Start of AVAILABLE DATA
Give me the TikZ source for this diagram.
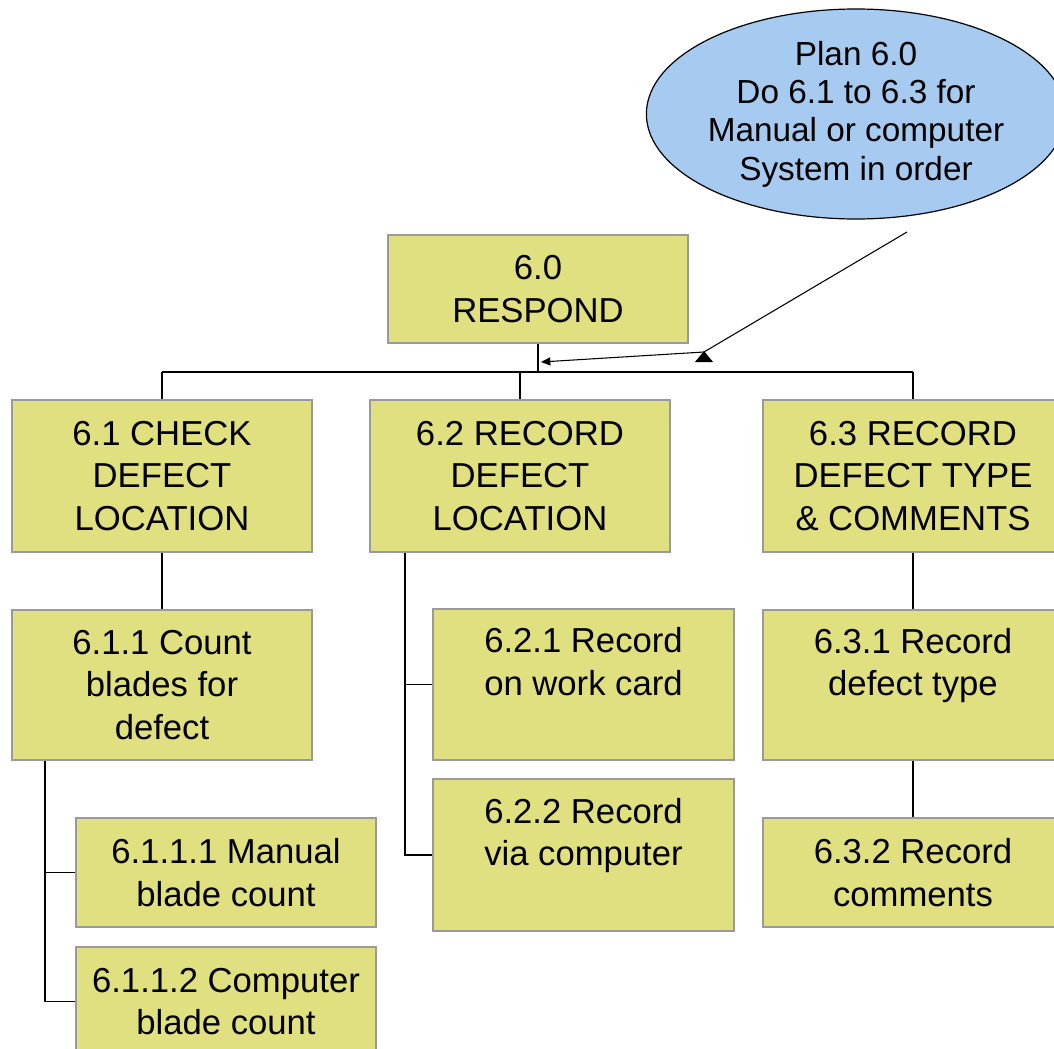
\documentclass[tikz,border=0pt]{standalone}
\usepackage{fontspec}
\setmainfont{Liberation Sans}
\usetikzlibrary{shapes.geometric,arrows.meta,calc}
\definecolor{boxfill}{HTML}{E0E080}
\definecolor{boxedge}{HTML}{9A9A9A}
\definecolor{planfill}{HTML}{A6CAF0}
\begin{document}
\begin{tikzpicture}[x=0.75pt,y=-0.75pt,
  task/.style={draw=boxedge, line width=1.2pt, fill=boxfill, align=center,
    font=\fontsize{26}{32}\selectfont, inner sep=0pt},
  box/.style 2 args={task, minimum width=#1*0.75pt, minimum height=#2*0.75pt},
  plan/.style={ellipse, draw=black, line width=0.9pt, fill=planfill, align=center,
    inner sep=0pt, minimum width=402*0.75pt, minimum height=210*0.75pt,
    font=\fontsize{25}{28.7}\selectfont},
  link/.style={draw=black, line width=1.4pt},
  planline/.style={draw=black, line width=0.8pt}]
\useasboundingbox (0,0) rectangle (1054,1049);
\fill[white] (0,0) rectangle (1054,1049);
\clip (0,0) rectangle (1054,1049);

% plan note
\node[plan] (P) at (856,114) {Plan 6.0\\Do 6.1 to 6.3 for\\Manual or computer\\System in order};

% task hierarchy
\node[box={300}{108}] (R) at (538,289) {6.0\\RESPOND};
\node[box={300}{152}] (C61) at (162,476) {6.1 CHECK\\DEFECT\\LOCATION};
\node[box={300}{152}] (C62) at (520,476) {6.2 RECORD\\DEFECT\\LOCATION};
\node[box={300}{152}] (C63) at (913,476) {6.3 RECORD\\DEFECT TYPE\\\& COMMENTS};
\node[box={300}{150}] (C611) at (162,685) {6.1.1 Count\\blades for\\defect};
\node[box={300}{109}] (C6111) at (226,872.5) {6.1.1.1 Manual\\blade count};
\node[box={300}{109}] (C6112) at (226,1001.5) {6.1.1.2 Computer\\blade count};
\node[box={301}{151}] (C621) at (583.5,684.5) {6.2.1 Record\\on work card\\[-7pt]\strut};
\node[box={301}{152}] (C622) at (583.5,855) {6.2.2 Record\\via computer\\[-7pt]\strut};
\node[box={300}{150}] (C631) at (913,685) {6.3.1 Record\\defect type\\[-7pt]\strut};
\node[box={300}{109}] (C632) at (913,872.5) {6.3.2 Record\\comments};

% top-level bus
\coordinate (bus) at (0,372);
\draw[link] (R.south) -- (R.south |- bus);
\draw[link] (C61.north |- bus) -- (C63.north |- bus);
\draw[link] (C61.north |- bus) -- (C61.north);
\draw[link] (C62.north |- bus) -- (C62.north);
\draw[link] (C63.north |- bus) -- (C63.north);

% 6.1 branch
\draw[link] (C61.south) -- (C611.north);
\coordinate (t1) at ($(C611.south west)+(34,0)$);
\draw[link] (t1) |- (C6112.west);
\draw[link] (t1 |- C6111.west) -- (C6111.west);

% 6.2 branch
\coordinate (t2) at ($(C62.south west)+(36,0)$);
\draw[link] (t2) |- (C622.west);
\draw[link] (t2 |- C621.west) -- (C621.west);

% 6.3 branch
\draw[link] (C63.south) -- (C631.north);
\draw[link] (C631.south) -- (C632.north);

% plan pointer
\coordinate (pstart) at (907,232);
\coordinate (pbend) at (704,352);
\coordinate (ptip) at (541,362);
\draw[planline, -{Triangle[length=7pt,width=6pt]}] (pstart) -- (pbend) -- (ptip);
\fill[black] ($(pbend)+(-9,10)$) -- ($(pbend)+(9,10)$) -- ($(pbend)+(0,-1)$) -- cycle;
\end{tikzpicture}
\end{document}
End of AVAILABLE DATA
GIVEN REQUEST -
Omit the pictures, and quote the material above exactly as given.

OUTPUT OF THE EXERCISE -
Give me the TikZ source for this diagram.
\documentclass[tikz,border=0pt]{standalone}
\usepackage{fontspec}
\setmainfont{Liberation Sans}
\usetikzlibrary{shapes.geometric,arrows.meta,calc}
\definecolor{boxfill}{HTML}{E0E080}
\definecolor{boxedge}{HTML}{9A9A9A}
\definecolor{planfill}{HTML}{A6CAF0}
\begin{document}
\begin{tikzpicture}[x=0.75pt,y=-0.75pt,
  task/.style={draw=boxedge, line width=1.2pt, fill=boxfill, align=center,
    font=\fontsize{26}{32}\selectfont, inner sep=0pt},
  box/.style 2 args={task, minimum width=#1*0.75pt, minimum height=#2*0.75pt},
  plan/.style={ellipse, draw=black, line width=0.9pt, fill=planfill, align=center,
    inner sep=0pt, minimum width=402*0.75pt, minimum height=210*0.75pt,
    font=\fontsize{25}{28.7}\selectfont},
  link/.style={draw=black, line width=1.4pt},
  planline/.style={draw=black, line width=0.8pt}]
\useasboundingbox (0,0) rectangle (1054,1049);
\fill[white] (0,0) rectangle (1054,1049);
\clip (0,0) rectangle (1054,1049);

% plan note
\node[plan] (P) at (856,114) {Plan 6.0\\Do 6.1 to 6.3 for\\Manual or computer\\System in order};

% task hierarchy
\node[box={300}{108}] (R) at (538,289) {6.0\\RESPOND};
\node[box={300}{152}] (C61) at (162,476) {6.1 CHECK\\DEFECT\\LOCATION};
\node[box={300}{152}] (C62) at (520,476) {6.2 RECORD\\DEFECT\\LOCATION};
\node[box={300}{152}] (C63) at (913,476) {6.3 RECORD\\DEFECT TYPE\\\& COMMENTS};
\node[box={300}{150}] (C611) at (162,685) {6.1.1 Count\\blades for\\defect};
\node[box={300}{109}] (C6111) at (226,872.5) {6.1.1.1 Manual\\blade count};
\node[box={300}{109}] (C6112) at (226,1001.5) {6.1.1.2 Computer\\blade count};
\node[box={301}{151}] (C621) at (583.5,684.5) {6.2.1 Record\\on work card\\[-7pt]\strut};
\node[box={301}{152}] (C622) at (583.5,855) {6.2.2 Record\\via computer\\[-7pt]\strut};
\node[box={300}{150}] (C631) at (913,685) {6.3.1 Record\\defect type\\[-7pt]\strut};
\node[box={300}{109}] (C632) at (913,872.5) {6.3.2 Record\\comments};

% top-level bus
\coordinate (bus) at (0,372);
\draw[link] (R.south) -- (R.south |- bus);
\draw[link] (C61.north |- bus) -- (C63.north |- bus);
\draw[link] (C61.north |- bus) -- (C61.north);
\draw[link] (C62.north |- bus) -- (C62.north);
\draw[link] (C63.north |- bus) -- (C63.north);

% 6.1 branch
\draw[link] (C61.south) -- (C611.north);
\coordinate (t1) at ($(C611.south west)+(34,0)$);
\draw[link] (t1) |- (C6112.west);
\draw[link] (t1 |- C6111.west) -- (C6111.west);

% 6.2 branch
\coordinate (t2) at ($(C62.south west)+(36,0)$);
\draw[link] (t2) |- (C622.west);
\draw[link] (t2 |- C621.west) -- (C621.west);

% 6.3 branch
\draw[link] (C63.south) -- (C631.north);
\draw[link] (C631.south) -- (C632.north);

% plan pointer
\coordinate (pstart) at (907,232);
\coordinate (pbend) at (704,352);
\coordinate (ptip) at (541,362);
\draw[planline, -{Triangle[length=7pt,width=6pt]}] (pstart) -- (pbend) -- (ptip);
\fill[black] ($(pbend)+(-9,10)$) -- ($(pbend)+(9,10)$) -- ($(pbend)+(0,-1)$) -- cycle;
\end{tikzpicture}
\end{document}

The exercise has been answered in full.